Rir para não chorar. Ao contrário das tragédias gregas em que as divisões de tragédia e comédia eram bem divididas, a modernidade adotou a estratégia de impactar o público mesclando esse contraste de ideias (humor e horror). Nesta mesma lógica, o espetáculo “Prometea, Abutres, Carcaças e Carniças”, do grupo Desvio de Brasília, apresenta uma trama forte com humor ácido e eficaz. Em entrevista como diretor e um dos atores, eles afirmam que não existe tragédia sem comédia. “É um contraponto satírico, sobretudo sobre essa coisa ancestral, do mal”, disse o diretor Hugo Rodas.
Escrita por Gil Roberto, a trama é baseada no mito grego de Prometeu e foca em dois abutres amorais que esperam o fim da humanidade enquanto observam jogos de poder e atos políticos deixarem outras carniças para sua refeição. No mito, Prometheus era um titã que foi condenado por Zeus a passar a eternidade amarrado tendo uma águia comendo seu fígado todo dia. Após seu fígado se regenerar, tudo se repete. “A ideia do abutre é por causa da sombra. A águia é um animal mais imponente, bonito, não lida com carniça. É o abutre esse carniceiro da vida”, afirmou Gil Roberto. “O carniceiro não tem o mesmo nível de uma águia. Se tivesse, seria menos perigoso”, complementa o diretor Hugo Rodas.
A peça começa de forma séria e a tensão é quebrada a partir do momento em que os personagens começam a falar. O diálogo é divertido ao mesmo tempo que passivo agressivo, entretanto, ao final das falas somos levados de volta ao ponto principal. Rimos para depois recebermos um soco. Especialmente quando nos é mostrada as duas performances musicais arrepiantes do espetáculo.
A “ética abútrica”, no sentido literal da limpeza e da digestão em relação à podridão deixada do que já passou, é fortemente reforçada ao longo do espetáculo. Mas o foco é a relação da carniça com as atitudes ligadas a modelos autoritários. Com o fim da primeira parte, os atores recitam um discurso histórico desde Hitler até a atualidade. Enquanto isso, imagens de perseguição – que vão desde filmes como “A Escadaria de Odessa” até manifestações brasileiras – e outras relacionadas ao contexto passam em um telão ao fundo. Essa junção deixa o espectador sem saber onde prestar atenção, dando uma sensação de agitação e tensão. Rodas afirma “Primeiro fizemos o trabalho em uma relação direta com o fascismo e o nascimento dele na arte e depois o nosso processo democrático” e depois é complementado por Gil “[…] Costura historicamente esse movimento fascista. É uma peça antropofágica”.

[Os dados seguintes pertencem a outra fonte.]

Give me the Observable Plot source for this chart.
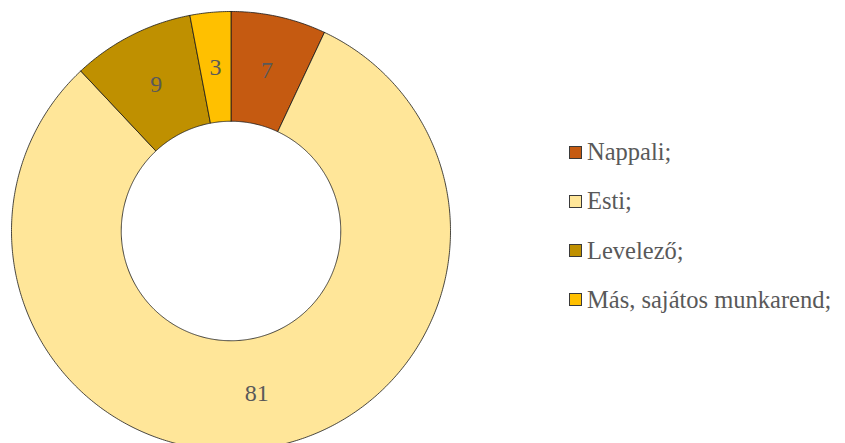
<!DOCTYPE html>
<html>
<head>
<meta charset="utf-8">
<script src="https://cdn.jsdelivr.net/npm/d3@7"></script>
<script src="https://cdn.jsdelivr.net/npm/@observablehq/plot@0.6"></script>
<style>
  html, body { margin: 0; padding: 0; background: #fff; overflow: hidden; }
  #wrap { position: relative; width: 845px; height: 443px; }
  #legend { position: absolute; left: 569px; top: 139px; font-family: "Liberation Serif", "Times New Roman", "DejaVu Serif", serif; font-size: 24.5px; color: #595959; }
  .item { display: flex; align-items: center; height: 26px; margin-bottom: 23.3px; white-space: nowrap; }
  .sw { width: 11px; height: 11px; border: 1px solid #3a3a3a; margin-right: 5px; flex: none; }
</style>
</head>
<body>
<div id="wrap"></div>
<script>
const categories = ["Nappali;", "Esti;", "Levelező;", "Más, sajátos munkarend;"];
const values = [7, 81, 9, 3];
const valueLabels = ["7", "81", "9", "3"];
const colors = ["#C55A11", "#FFE699", "#BF9000", "#FFC000"];

const data = categories.map((name, i) => ({name, value: values[i], label: valueLabels[i]}));
const arcs = d3.pie().sort(null).value(d => d.value)(data);

const outerR = 1, innerR = 0.5, labelR = 0.75;
const pt = (a, r) => ({x: r * Math.sin(a), y: r * Math.cos(a)});

const ring = [];
for (const a of arcs) {
  const n = Math.max(4, Math.ceil((a.endAngle - a.startAngle) / 0.01));
  const pts = [];
  for (let k = 0; k <= n; k++) pts.push(pt(a.startAngle + (a.endAngle - a.startAngle) * k / n, outerR));
  for (let k = n; k >= 0; k--) pts.push(pt(a.startAngle + (a.endAngle - a.startAngle) * k / n, innerR));
  pts.push(pts[0]);
  for (const p of pts) ring.push({name: a.data.name, x: p.x, y: p.y});
}
const labelPts = arcs.map(a => {
  const m = (a.startAngle + a.endAngle) / 2;
  return {...pt(m, labelR), label: a.data.label};
});

const chart = Plot.plot({
  width: 845,
  height: 443,
  margin: 0,
  style: {fontFamily: "'Liberation Serif', 'Times New Roman', 'DejaVu Serif', serif", background: "transparent"},
  x: {domain: [-1, 1], range: [11, 450], axis: null},
  y: {domain: [-1, 1], range: [450, 11], axis: null},
  color: {domain: categories, range: colors},
  marks: [
    Plot.line(ring, {x: "x", y: "y", z: "name", fill: "name", stroke: "#1a1a1a", strokeWidth: 0.8, curve: "linear"}),
    Plot.text(labelPts, {x: "x", y: "y", text: "label", fill: "#595959", fontSize: 24, fontFamily: "'Liberation Serif', 'Times New Roman', serif"})
  ]
});
document.getElementById("wrap").appendChild(chart);

const legend = document.createElement("div");
legend.id = "legend";
categories.forEach((c, i) => {
  const it = document.createElement("div");
  it.className = "item";
  const sw = document.createElement("span");
  sw.className = "sw";
  sw.style.background = colors[i];
  const t = document.createElement("span");
  t.textContent = c;
  it.appendChild(sw); it.appendChild(t);
  legend.appendChild(it);
});
document.getElementById("wrap").appendChild(legend);
</script>
</body>
</html>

Apesar da atemporalidade implícita no roteiro, não é o mais importante a ser levado em consideração. Os entrevistados afirmaram que “Para um elemento político não ficar tão marcado, senão ele fica panfletário, ele precisa ter um ‘quê’ lúcido de atemporalidade, senão ele marca um tempo” e que o objetivo não era marcar do tempo, mas sim falar do tempo.
Com movimentos bem coreografados, as artísticas e sincronizadas performances de Gil Roberto e Micheli Santini dão vida a personagens com grande peso dramático. Sempre com foco no papel dos abutres na sociedade e a carniça, e como surge essa carniça. A importância desses animais é questionada e sua importância para o ecossistema reforçada. Com o intuito de questionar sobre o poder, a trama procura reforçar a necessidade do ato de imaginar para os processos político-sociais da atualidade.
Hugo Rodas em seu outro espetáculo “Adubo – Ou a Sutil Arte de Escoar pelo Ralo” também traz questões ligadas à morte. Entretanto, em Prometea ela não é o ponto principal, e sim consequência dos erros e desastres políticos ao mesmo tempo que uma ponte direta com a carniça.
A música é tocada na hora, dando maior sensação de proximidade dos atores com o público. O projeto do espetáculo foi aprovado em pelo FAC de 2017. Tem indicação de 16 anos e foi sucesso na 20º edição do Festival Internacional de Brasília, Cena Contemporânea (2019).